# Stated goal:
Quote the data below in full, minus the images.

# Provided data:
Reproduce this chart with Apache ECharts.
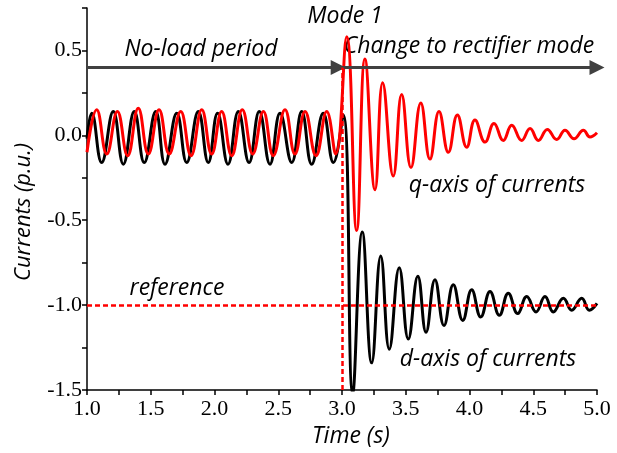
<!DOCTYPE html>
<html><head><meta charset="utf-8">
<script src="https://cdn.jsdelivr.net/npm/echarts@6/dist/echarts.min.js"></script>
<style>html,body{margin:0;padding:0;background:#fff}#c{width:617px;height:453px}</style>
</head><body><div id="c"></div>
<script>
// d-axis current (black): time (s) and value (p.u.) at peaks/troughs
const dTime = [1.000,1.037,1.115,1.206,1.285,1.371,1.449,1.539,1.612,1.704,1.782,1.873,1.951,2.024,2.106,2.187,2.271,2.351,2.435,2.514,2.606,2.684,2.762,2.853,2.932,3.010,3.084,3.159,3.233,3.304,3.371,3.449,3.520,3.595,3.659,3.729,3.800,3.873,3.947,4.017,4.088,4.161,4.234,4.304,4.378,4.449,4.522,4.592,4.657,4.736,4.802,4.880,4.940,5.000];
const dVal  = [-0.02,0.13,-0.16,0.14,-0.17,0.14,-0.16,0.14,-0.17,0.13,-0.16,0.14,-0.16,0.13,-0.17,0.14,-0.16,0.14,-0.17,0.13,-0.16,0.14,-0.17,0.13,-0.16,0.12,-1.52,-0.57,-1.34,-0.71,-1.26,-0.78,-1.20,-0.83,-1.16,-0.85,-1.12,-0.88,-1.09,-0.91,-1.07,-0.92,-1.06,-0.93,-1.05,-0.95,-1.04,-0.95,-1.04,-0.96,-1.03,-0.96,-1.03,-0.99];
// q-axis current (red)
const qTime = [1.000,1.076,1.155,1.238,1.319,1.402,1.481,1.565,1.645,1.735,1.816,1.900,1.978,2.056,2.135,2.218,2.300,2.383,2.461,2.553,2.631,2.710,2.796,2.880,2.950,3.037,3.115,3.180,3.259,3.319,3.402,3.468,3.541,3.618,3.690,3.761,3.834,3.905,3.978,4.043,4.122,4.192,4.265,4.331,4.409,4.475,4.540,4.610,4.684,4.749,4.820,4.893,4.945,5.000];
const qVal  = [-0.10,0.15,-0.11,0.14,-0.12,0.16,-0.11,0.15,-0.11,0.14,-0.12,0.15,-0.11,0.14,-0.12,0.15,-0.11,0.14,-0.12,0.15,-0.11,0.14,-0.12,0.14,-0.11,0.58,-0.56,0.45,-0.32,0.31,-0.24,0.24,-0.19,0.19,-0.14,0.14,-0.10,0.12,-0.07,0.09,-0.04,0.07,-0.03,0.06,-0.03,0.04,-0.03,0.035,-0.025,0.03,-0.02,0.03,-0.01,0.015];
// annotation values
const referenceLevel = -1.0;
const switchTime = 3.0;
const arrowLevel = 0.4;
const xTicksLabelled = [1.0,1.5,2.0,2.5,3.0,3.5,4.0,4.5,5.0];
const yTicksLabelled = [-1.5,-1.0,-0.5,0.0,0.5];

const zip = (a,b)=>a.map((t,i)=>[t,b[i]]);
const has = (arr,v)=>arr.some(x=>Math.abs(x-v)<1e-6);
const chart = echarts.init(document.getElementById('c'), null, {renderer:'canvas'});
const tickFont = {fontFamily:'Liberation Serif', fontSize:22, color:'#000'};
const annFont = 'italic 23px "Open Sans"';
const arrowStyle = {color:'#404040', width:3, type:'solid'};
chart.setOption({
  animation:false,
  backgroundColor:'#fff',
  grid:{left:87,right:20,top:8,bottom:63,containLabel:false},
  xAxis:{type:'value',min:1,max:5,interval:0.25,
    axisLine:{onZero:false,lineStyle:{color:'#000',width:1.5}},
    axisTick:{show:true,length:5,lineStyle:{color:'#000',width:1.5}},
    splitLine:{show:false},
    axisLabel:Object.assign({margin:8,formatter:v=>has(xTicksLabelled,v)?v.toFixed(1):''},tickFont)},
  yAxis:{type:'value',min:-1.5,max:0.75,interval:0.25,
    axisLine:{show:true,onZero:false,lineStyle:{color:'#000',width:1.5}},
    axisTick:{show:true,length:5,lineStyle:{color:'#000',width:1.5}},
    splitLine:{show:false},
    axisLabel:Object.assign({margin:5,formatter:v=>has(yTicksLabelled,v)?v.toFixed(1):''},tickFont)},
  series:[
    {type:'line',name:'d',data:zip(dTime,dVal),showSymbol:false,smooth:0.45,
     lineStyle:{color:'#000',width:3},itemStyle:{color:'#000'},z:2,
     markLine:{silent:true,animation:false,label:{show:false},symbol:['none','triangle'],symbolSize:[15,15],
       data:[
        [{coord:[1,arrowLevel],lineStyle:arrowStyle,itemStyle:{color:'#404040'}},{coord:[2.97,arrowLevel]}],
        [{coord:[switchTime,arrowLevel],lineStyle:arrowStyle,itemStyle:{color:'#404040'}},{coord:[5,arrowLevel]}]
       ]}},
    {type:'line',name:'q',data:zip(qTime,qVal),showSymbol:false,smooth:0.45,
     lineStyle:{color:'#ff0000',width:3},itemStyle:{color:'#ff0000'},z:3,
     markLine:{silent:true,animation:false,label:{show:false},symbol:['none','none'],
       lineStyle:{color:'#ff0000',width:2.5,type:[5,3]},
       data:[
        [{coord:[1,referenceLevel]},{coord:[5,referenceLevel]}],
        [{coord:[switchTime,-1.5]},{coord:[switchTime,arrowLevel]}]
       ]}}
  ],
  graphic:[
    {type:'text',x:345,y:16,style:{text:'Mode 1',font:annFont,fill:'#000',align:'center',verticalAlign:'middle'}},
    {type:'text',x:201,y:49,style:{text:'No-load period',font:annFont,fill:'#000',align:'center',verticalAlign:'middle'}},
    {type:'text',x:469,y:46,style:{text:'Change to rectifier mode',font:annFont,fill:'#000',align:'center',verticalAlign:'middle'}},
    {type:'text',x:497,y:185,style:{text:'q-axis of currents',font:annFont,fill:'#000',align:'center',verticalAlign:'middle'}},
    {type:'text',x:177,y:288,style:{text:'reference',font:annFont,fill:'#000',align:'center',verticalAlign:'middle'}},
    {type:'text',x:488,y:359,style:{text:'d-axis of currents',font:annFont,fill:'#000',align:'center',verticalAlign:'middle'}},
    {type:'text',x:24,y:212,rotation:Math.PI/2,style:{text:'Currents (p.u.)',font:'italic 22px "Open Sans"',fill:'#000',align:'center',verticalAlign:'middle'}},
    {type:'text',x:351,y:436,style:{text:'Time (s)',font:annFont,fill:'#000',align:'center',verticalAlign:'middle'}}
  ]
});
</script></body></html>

# Result of this task:
Reproduce this chart with Apache ECharts.
<!DOCTYPE html>
<html><head><meta charset="utf-8">
<script src="https://cdn.jsdelivr.net/npm/echarts@6/dist/echarts.min.js"></script>
<style>html,body{margin:0;padding:0;background:#fff}#c{width:617px;height:453px}</style>
</head><body><div id="c"></div>
<script>
// d-axis current (black): time (s) and value (p.u.) at peaks/troughs
const dTime = [1.000,1.037,1.115,1.206,1.285,1.371,1.449,1.539,1.612,1.704,1.782,1.873,1.951,2.024,2.106,2.187,2.271,2.351,2.435,2.514,2.606,2.684,2.762,2.853,2.932,3.010,3.084,3.159,3.233,3.304,3.371,3.449,3.520,3.595,3.659,3.729,3.800,3.873,3.947,4.017,4.088,4.161,4.234,4.304,4.378,4.449,4.522,4.592,4.657,4.736,4.802,4.880,4.940,5.000];
const dVal  = [-0.02,0.13,-0.16,0.14,-0.17,0.14,-0.16,0.14,-0.17,0.13,-0.16,0.14,-0.16,0.13,-0.17,0.14,-0.16,0.14,-0.17,0.13,-0.16,0.14,-0.17,0.13,-0.16,0.12,-1.52,-0.57,-1.34,-0.71,-1.26,-0.78,-1.20,-0.83,-1.16,-0.85,-1.12,-0.88,-1.09,-0.91,-1.07,-0.92,-1.06,-0.93,-1.05,-0.95,-1.04,-0.95,-1.04,-0.96,-1.03,-0.96,-1.03,-0.99];
// q-axis current (red)
const qTime = [1.000,1.076,1.155,1.238,1.319,1.402,1.481,1.565,1.645,1.735,1.816,1.900,1.978,2.056,2.135,2.218,2.300,2.383,2.461,2.553,2.631,2.710,2.796,2.880,2.950,3.037,3.115,3.180,3.259,3.319,3.402,3.468,3.541,3.618,3.690,3.761,3.834,3.905,3.978,4.043,4.122,4.192,4.265,4.331,4.409,4.475,4.540,4.610,4.684,4.749,4.820,4.893,4.945,5.000];
const qVal  = [-0.10,0.15,-0.11,0.14,-0.12,0.16,-0.11,0.15,-0.11,0.14,-0.12,0.15,-0.11,0.14,-0.12,0.15,-0.11,0.14,-0.12,0.15,-0.11,0.14,-0.12,0.14,-0.11,0.58,-0.56,0.45,-0.32,0.31,-0.24,0.24,-0.19,0.19,-0.14,0.14,-0.10,0.12,-0.07,0.09,-0.04,0.07,-0.03,0.06,-0.03,0.04,-0.03,0.035,-0.025,0.03,-0.02,0.03,-0.01,0.015];
// annotation values
const referenceLevel = -1.0;
const switchTime = 3.0;
const arrowLevel = 0.4;
const xTicksLabelled = [1.0,1.5,2.0,2.5,3.0,3.5,4.0,4.5,5.0];
const yTicksLabelled = [-1.5,-1.0,-0.5,0.0,0.5];

const zip = (a,b)=>a.map((t,i)=>[t,b[i]]);
const has = (arr,v)=>arr.some(x=>Math.abs(x-v)<1e-6);
const chart = echarts.init(document.getElementById('c'), null, {renderer:'canvas'});
const tickFont = {fontFamily:'Liberation Serif', fontSize:22, color:'#000'};
const annFont = 'italic 23px "Open Sans"';
const arrowStyle = {color:'#404040', width:3, type:'solid'};
chart.setOption({
  animation:false,
  backgroundColor:'#fff',
  grid:{left:87,right:20,top:8,bottom:63,containLabel:false},
  xAxis:{type:'value',min:1,max:5,interval:0.25,
    axisLine:{onZero:false,lineStyle:{color:'#000',width:1.5}},
    axisTick:{show:true,length:5,lineStyle:{color:'#000',width:1.5}},
    splitLine:{show:false},
    axisLabel:Object.assign({margin:8,formatter:v=>has(xTicksLabelled,v)?v.toFixed(1):''},tickFont)},
  yAxis:{type:'value',min:-1.5,max:0.75,interval:0.25,
    axisLine:{show:true,onZero:false,lineStyle:{color:'#000',width:1.5}},
    axisTick:{show:true,length:5,lineStyle:{color:'#000',width:1.5}},
    splitLine:{show:false},
    axisLabel:Object.assign({margin:5,formatter:v=>has(yTicksLabelled,v)?v.toFixed(1):''},tickFont)},
  series:[
    {type:'line',name:'d',data:zip(dTime,dVal),showSymbol:false,smooth:0.45,
     lineStyle:{color:'#000',width:3},itemStyle:{color:'#000'},z:2,
     markLine:{silent:true,animation:false,label:{show:false},symbol:['none','triangle'],symbolSize:[15,15],
       data:[
        [{coord:[1,arrowLevel],lineStyle:arrowStyle,itemStyle:{color:'#404040'}},{coord:[2.97,arrowLevel]}],
        [{coord:[switchTime,arrowLevel],lineStyle:arrowStyle,itemStyle:{color:'#404040'}},{coord:[5,arrowLevel]}]
       ]}},
    {type:'line',name:'q',data:zip(qTime,qVal),showSymbol:false,smooth:0.45,
     lineStyle:{color:'#ff0000',width:3},itemStyle:{color:'#ff0000'},z:3,
     markLine:{silent:true,animation:false,label:{show:false},symbol:['none','none'],
       lineStyle:{color:'#ff0000',width:2.5,type:[5,3]},
       data:[
        [{coord:[1,referenceLevel]},{coord:[5,referenceLevel]}],
        [{coord:[switchTime,-1.5]},{coord:[switchTime,arrowLevel]}]
       ]}}
  ],
  graphic:[
    {type:'text',x:345,y:16,style:{text:'Mode 1',font:annFont,fill:'#000',align:'center',verticalAlign:'middle'}},
    {type:'text',x:201,y:49,style:{text:'No-load period',font:annFont,fill:'#000',align:'center',verticalAlign:'middle'}},
    {type:'text',x:469,y:46,style:{text:'Change to rectifier mode',font:annFont,fill:'#000',align:'center',verticalAlign:'middle'}},
    {type:'text',x:497,y:185,style:{text:'q-axis of currents',font:annFont,fill:'#000',align:'center',verticalAlign:'middle'}},
    {type:'text',x:177,y:288,style:{text:'reference',font:annFont,fill:'#000',align:'center',verticalAlign:'middle'}},
    {type:'text',x:488,y:359,style:{text:'d-axis of currents',font:annFont,fill:'#000',align:'center',verticalAlign:'middle'}},
    {type:'text',x:24,y:212,rotation:Math.PI/2,style:{text:'Currents (p.u.)',font:'italic 22px "Open Sans"',fill:'#000',align:'center',verticalAlign:'middle'}},
    {type:'text',x:351,y:436,style:{text:'Time (s)',font:annFont,fill:'#000',align:'center',verticalAlign:'middle'}}
  ]
});
</script></body></html>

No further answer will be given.